A l'usage, un tel four à bois demande un peu d'apprentissage. On fait le feu au milieu du four, voire un peu vers l'entrée au début pour le lancer. Quand il est assez chaud (on peut se procurer une sonde thermomètre, à mettre près de la paroi, mais il faut un peu d'expérience propre à son four), on repousse les braises vers le fond et on peut cuire les pizzas sur la sole directement, là où se trouvait le feu. Ce mode de cuisson ne nécessite pas une chauffe très longue avant la cuisson (environ 1h30 pour des pizzas). On peut également ramener le feu au milieu et le relancer entre deux tournées de pizzas si c'est un peu juste.

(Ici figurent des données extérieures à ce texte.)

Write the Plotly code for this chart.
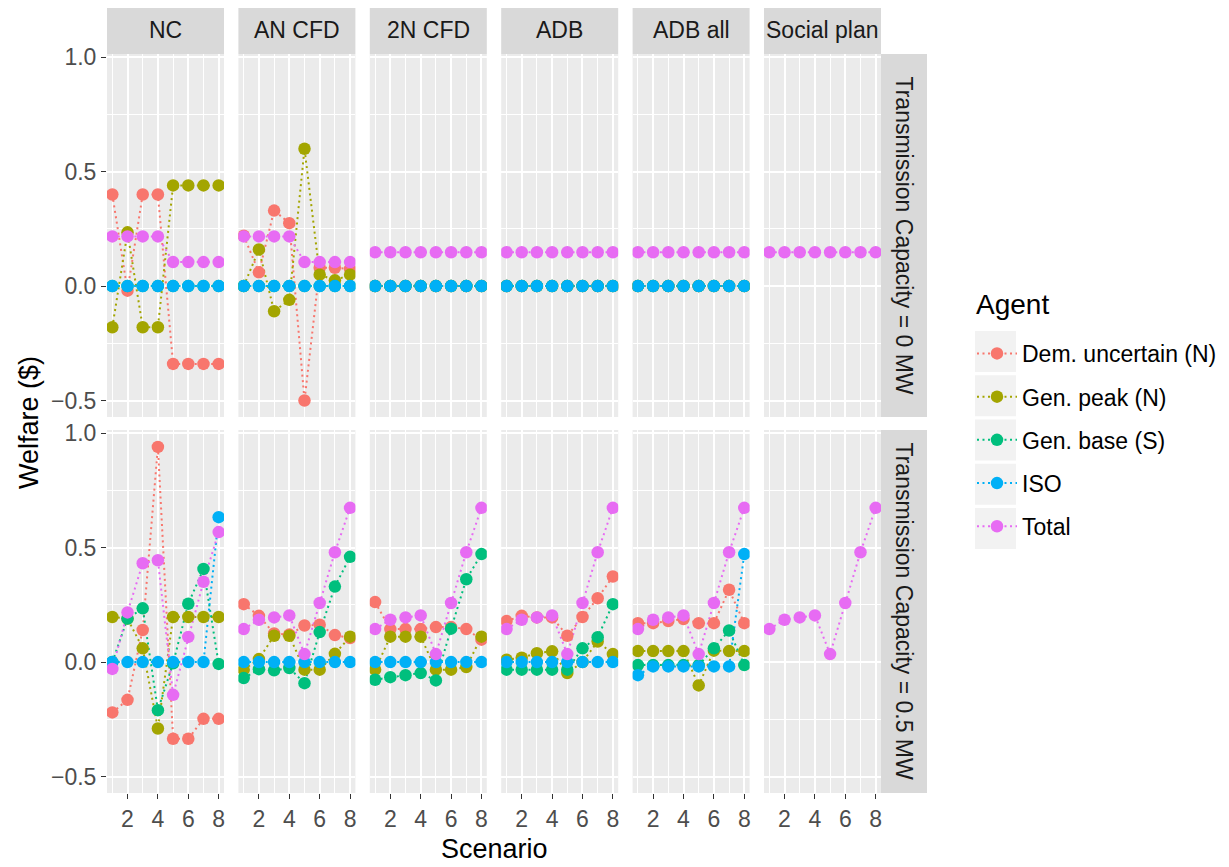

Pour d'autres cuissons, comme le pain, il faut chauffer plus fort et plus longtemps, d'où une première porte en bois cramée ! 🙂 Normalement cela permet de cuire du pain puis d'autres plats triés en ordre décroissant de besoin de chaleur: pizza, tartes, compotes, ... Enfin, attention aussi s'il reste trop de braises, leur rayonnement aura vite fait de brûler les aliments, sauf à les protéger (papier alu, par exemple, mais bon). On peut aussi mettre les aliments plus près de la porte et les tourner régulièrement. Bref, il nous reste pas mal d'expériences à faire.
Dans tous les cas, cette construction n'est pas très difficile et les matériaux sont abordables, le plus cher étant ici le conduit (60€ avec le port), les tuiles si on n'en a pas, dont la tuile douille et... les instruments du pizzaiolo ! Les bois étaient des restes de chantiers précédents.
Dernier point: au printemps, il vaut mieux faire quelques petits feux de plus en plus forts et longs pour sécher le four après la période hivernale («dérhumage»).
La première tentative de construction de voûte s'inspirait de cet article. après construction du gabarit et pose du mélange chaux-sable, le moment délicat a été le déplacement de la voûte d'un seul bloc: elle était très lourde (il a fallu quatre personnes), mais surtout très fragile, sans doute par manque d'épaisseur et ensuite parce que c'était de la chaux et non du ciment. Bref, toute la structure s'est cassée avant d'arriver sur place. C'est peut-être un mal pour un bien, la seconde technique décrite ci-dessus a très bien fonctionné.